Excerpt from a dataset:
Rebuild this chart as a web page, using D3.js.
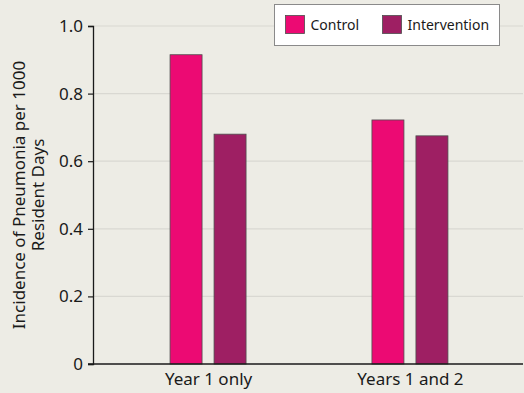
<!DOCTYPE html>
<html>
<head>
<meta charset="utf-8">
<script src="https://cdn.jsdelivr.net/npm/d3@7"></script>
<style>
  html, body { margin: 0; padding: 0; background: #edece5; }
  svg { display: block; font-family: "Noto Sans", sans-serif; }
</style>
</head>
<body>
<svg id="chart" width="524" height="393"></svg>
<script>
// Pneumonia incidence per 1000 resident days, by period and study arm
const periods = ["Year 1 only", "Years 1 and 2"];
const arms = ["Control", "Intervention"];
const controlValues = [0.915, 0.722];
const interventionValues = [0.680, 0.675];
const yTicks = [0, 0.2, 0.4, 0.6, 0.8, 1.0];
const armColors = ["#ec0a73", "#9e1f63"];

const rows = periods.map((p, i) => ({
  period: p,
  values: [
    { arm: arms[0], value: controlValues[i] },
    { arm: arms[1], value: interventionValues[i] }
  ]
}));

const svg = d3.select("#chart");
const margin = { left: 93, right: 1, top: 26, bottom: 29 };
const W = 524, H = 393;

const x = d3.scalePoint()
  .domain(periods)
  .range([margin.left + 2, W - margin.right])
  .padding(0.56);

const y = d3.scaleLinear()
  .domain([0, 1.0])
  .range([H - margin.bottom, margin.top]);

const color = d3.scaleOrdinal().domain(arms).range(armColors);

const barWidth = 32;
const barGap = 12;
const xArm = d3.scaleBand()
  .domain(arms)
  .range([-(barWidth + barGap / 2), barWidth + barGap / 2])
  .paddingInner(barGap / (barWidth + barGap));

// gridlines
svg.append("g")
  .selectAll("line")
  .data(yTicks.filter(t => t > 0))
  .join("line")
  .attr("x1", margin.left)
  .attr("x2", W - margin.right)
  .attr("y1", d => y(d))
  .attr("y2", d => y(d))
  .attr("stroke", "#d9d8d2")
  .attr("stroke-width", 1.2);

// bars
const groups = svg.append("g")
  .selectAll("g")
  .data(rows)
  .join("g")
  .attr("transform", d => `translate(${x(d.period)},0)`);

groups.selectAll("rect")
  .data(d => d.values)
  .join("rect")
  .attr("x", d => xArm(d.arm))
  .attr("width", xArm.bandwidth())
  .attr("y", d => y(d.value))
  .attr("height", d => y(0) - y(d.value))
  .attr("fill", d => color(d.arm))
  .attr("stroke", "#4d4d4d")
  .attr("stroke-width", 0.8);

// y axis
const yAxis = svg.append("g")
  .attr("transform", `translate(${margin.left},0)`)
  .call(d3.axisLeft(y)
    .tickValues(yTicks)
    .tickSize(5)
    .tickPadding(5)
    .tickFormat(d => d === 0 ? "0" : d3.format(".1f")(d)));
yAxis.select(".domain").attr("stroke", "#1a1a1a").attr("stroke-width", 1.3);
yAxis.selectAll(".tick line").attr("stroke", "#1a1a1a").attr("stroke-width", 1.2);
yAxis.selectAll(".tick text")
  .attr("fill", "#1a1a1a")
  .style("font-size", "17px")
  .style("font-family", "'Noto Sans', sans-serif");

// x axis
const xAxis = svg.append("g")
  .attr("transform", `translate(0,${y(0)})`)
  .call(d3.axisBottom(x).tickSize(0).tickPadding(9));
xAxis.select(".domain")
  .attr("d", `M${margin.left - 5},0H${W - margin.right}`)
  .attr("stroke", "#1a1a1a")
  .attr("stroke-width", 1.3);
xAxis.selectAll(".tick text")
  .attr("fill", "#1a1a1a")
  .style("font-size", "17px")
  .style("font-family", "'Noto Sans', sans-serif");

// y axis title
const title = svg.append("text")
  .attr("transform", `translate(25,${(y(0) + y(1)) / 2}) rotate(-90)`)
  .attr("text-anchor", "middle")
  .attr("fill", "#1a1a1a")
  .style("font-size", "17px");
title.append("tspan").attr("x", 0).attr("dy", 0).text("Incidence of Pneumonia per 1000");
title.append("tspan").attr("x", 0).attr("dy", 18.5).text("Resident Days");

// legend
const legend = svg.append("g").attr("transform", "translate(274.5,4.5)");
legend.append("rect")
  .attr("width", 225)
  .attr("height", 41)
  .attr("fill", "#ffffff")
  .attr("stroke", "#8a8a8a")
  .attr("stroke-width", 1);
const legendX = [11, 108];
const items = legend.selectAll("g.item")
  .data(arms)
  .join("g")
  .attr("class", "item")
  .attr("transform", (d, i) => `translate(${legendX[i]},11)`);
items.append("rect")
  .attr("width", 19)
  .attr("height", 18)
  .attr("fill", d => color(d))
  .attr("stroke", "#4d4d4d")
  .attr("stroke-width", 0.8);
items.append("text")
  .attr("x", 25)
  .attr("y", 14.5)
  .attr("fill", "#1a1a1a")
  .style("font-size", "14px")
  .text(d => d);
</script>
</body>
</html>
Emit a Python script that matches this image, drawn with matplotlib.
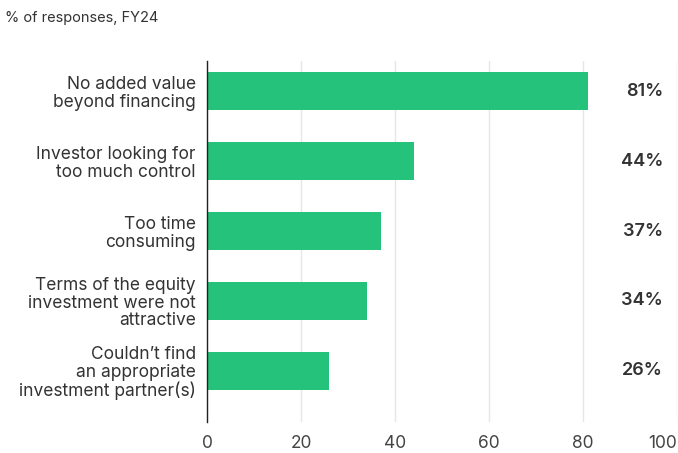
import matplotlib.pyplot as plt
import numpy as np

plt.rcParams['font.family'] = ['Inter', 'DejaVu Sans']

# data
categories = ["No added value\nbeyond financing",
              "Investor looking for\ntoo much control",
              "Too time\nconsuming",
              "Terms of the equity\ninvestment were not\nattractive",
              "Couldn\u2019t find\nan appropriate\ninvestment partner(s)"]
values = [81, 44, 37, 34, 26]
xticks = [0, 20, 40, 60, 80, 100]

green = '#24c27a'
txt = '#333333'

fig = plt.figure(figsize=(6.78, 4.53), dpi=100)
ax = fig.add_axes([207/678, 1 - 422/453, 470/678, (422 - 61)/453])

y = np.arange(len(categories))
ax.barh(y, values, height=0.54, color=green, zorder=2)
ax.set_ylim(len(categories) - 1 + 0.73, -0.43)
ax.set_xlim(0, 100)

# value labels on the right
for yi, v in zip(y, values):
    ax.text(97, yi, f"{v}%", ha='right', va='center', fontsize=13,
            fontweight='semibold', color=txt)

ax.set_yticks(y)
ax.set_yticklabels(categories, fontsize=12.5, color=txt, linespacing=1.05)
ax.tick_params(axis='y', length=0, pad=8)

ax.set_xticks(xticks)
ax.set_xticklabels([str(t) for t in xticks], fontsize=12.5, color='#444444')
ax.tick_params(axis='x', length=0, pad=9)
ax.get_xticklabels()[-1].set_ha('right')

ax.grid(axis='x', color='#e6e6e6', linewidth=1, zorder=0)
for s in ['top', 'right', 'bottom']:
    ax.spines[s].set_visible(False)
ax.spines['left'].set_color('#222222')
ax.spines['left'].set_linewidth(1)
ax.spines['left'].set_zorder(3)

fig.text(5/678, 1 - 18/453, "% of responses, FY24", fontsize=10.5, color=txt,
         ha='left', va='center')

fig.savefig('out.png', dpi=100)
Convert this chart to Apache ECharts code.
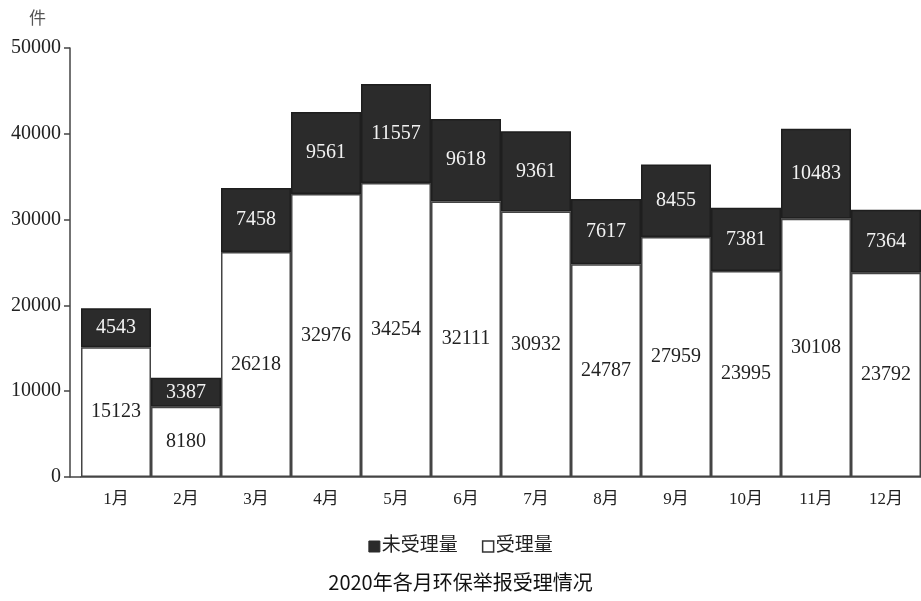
<!DOCTYPE html>
<html>
<head>
<meta charset="utf-8">
<script src="https://cdn.jsdelivr.net/npm/echarts@6/dist/echarts.min.js"></script>
<style>
html,body{margin:0;padding:0;background:#fff;}
#main{width:921px;height:601px;}
</style>
</head>
<body>
<div id="main"></div>
<script>
const months = ['1月','2月','3月','4月','5月','6月','7月','8月','9月','10月','11月','12月'];
const unaccepted = [4543,3387,7458,9561,11557,9618,9361,7617,8455,7381,10483,7364];
const accepted = [15123,8180,26218,32976,34254,32111,30932,24787,27959,23995,30108,23792];
const yTicks = {min:0, max:50000, interval:10000};

const serif = '"Liberation Serif","Noto Sans CJK SC",serif';
const gridLeft = 81, gridBottom = 124, axisOffset = 11;

const chart = echarts.init(document.getElementById('main'), null, {renderer:'canvas'});
chart.setOption({
  animation:false,
  backgroundColor:'#fff',
  title:{
    text:'2020年各月环保举报受理情况',
    left:'center', bottom:4,
    textStyle:{fontFamily:'"Noto Sans CJK SC",sans-serif', fontSize:20, fontWeight:'normal', color:'#111'}
  },
  legend:{
    bottom:40, left:'center',
    itemWidth:11, itemHeight:11, itemGap:24,
    textStyle:{fontFamily:serif, fontSize:19, color:'#222', padding:[0,0,0,-3]},
    data:[
      {name:'未受理量', icon:'rect', itemStyle:{color:'#2b2b2b', borderColor:'#2b2b2b', borderWidth:1}},
      {name:'受理量', icon:'rect', itemStyle:{color:'#fff', borderColor:'#333', borderWidth:1.5}}
    ]
  },
  grid:{left:gridLeft, right:-1, top:48, bottom:gridBottom, containLabel:false},
  xAxis:{
    type:'category', data:months,
    axisLine:{show:true, lineStyle:{color:'#444', width:1.5}},
    axisTick:{show:false},
    axisLabel:{fontFamily:serif, fontSize:17, color:'#222', margin:14}
  },
  yAxis:{
    type:'value', min:yTicks.min, max:yTicks.max, interval:yTicks.interval,
    offset:axisOffset,
    name:'件', nameLocation:'end', nameGap:20,
    nameTextStyle:{fontFamily:serif, fontSize:17, color:'#555', align:'right', padding:[0,24,0,0]},
    axisLine:{show:true, lineStyle:{color:'#444', width:1.5}},
    axisTick:{show:true, inside:false, length:6, lineStyle:{color:'#444', width:1.5}},
    axisLabel:{fontFamily:serif, fontSize:20, color:'#222', margin:9, formatter:(v)=>String(v)},
    splitLine:{show:false}
  },
  graphic:[{
    type:'line',
    shape:{x1:gridLeft-axisOffset, y1:601-gridBottom, x2:gridLeft, y2:601-gridBottom},
    style:{stroke:'#444', lineWidth:1.5}
  }],
  series:[
    {
      name:'受理量', type:'bar', stack:'total', data:accepted,
      barCategoryGap:'0%',
      itemStyle:{color:'#fff', borderColor:'#444', borderWidth:1.5},
      label:{show:true, position:'inside', fontFamily:serif, fontSize:20, color:'#222'}
    },
    {
      name:'未受理量', type:'bar', stack:'total', data:unaccepted,
      barCategoryGap:'0%',
      itemStyle:{color:'#2b2b2b', borderColor:'#1e1e1e', borderWidth:1.5},
      label:{show:true, position:'inside', fontFamily:serif, fontSize:20, color:'#f2f2f2'}
    }
  ]
});
</script>
</body>
</html>
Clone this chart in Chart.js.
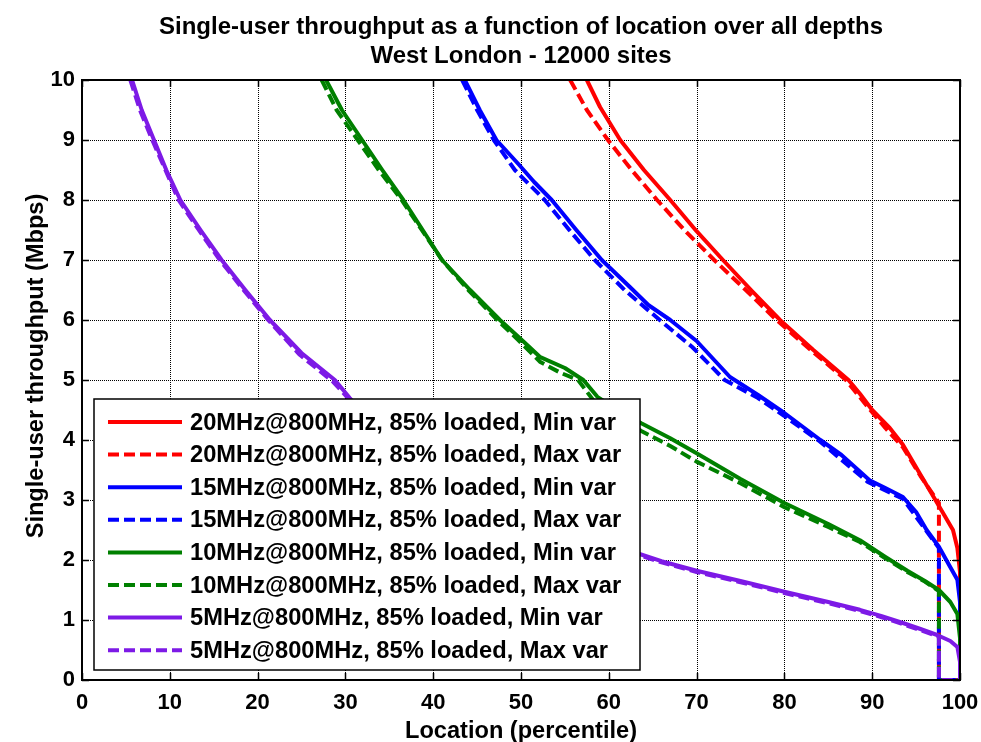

#### DIRECTION
Show, from the material above, each line that includes the string "matplotlib".

#### RESPONSE
Emit a Python script that matches this image, drawn with matplotlib.
import matplotlib.pyplot as plt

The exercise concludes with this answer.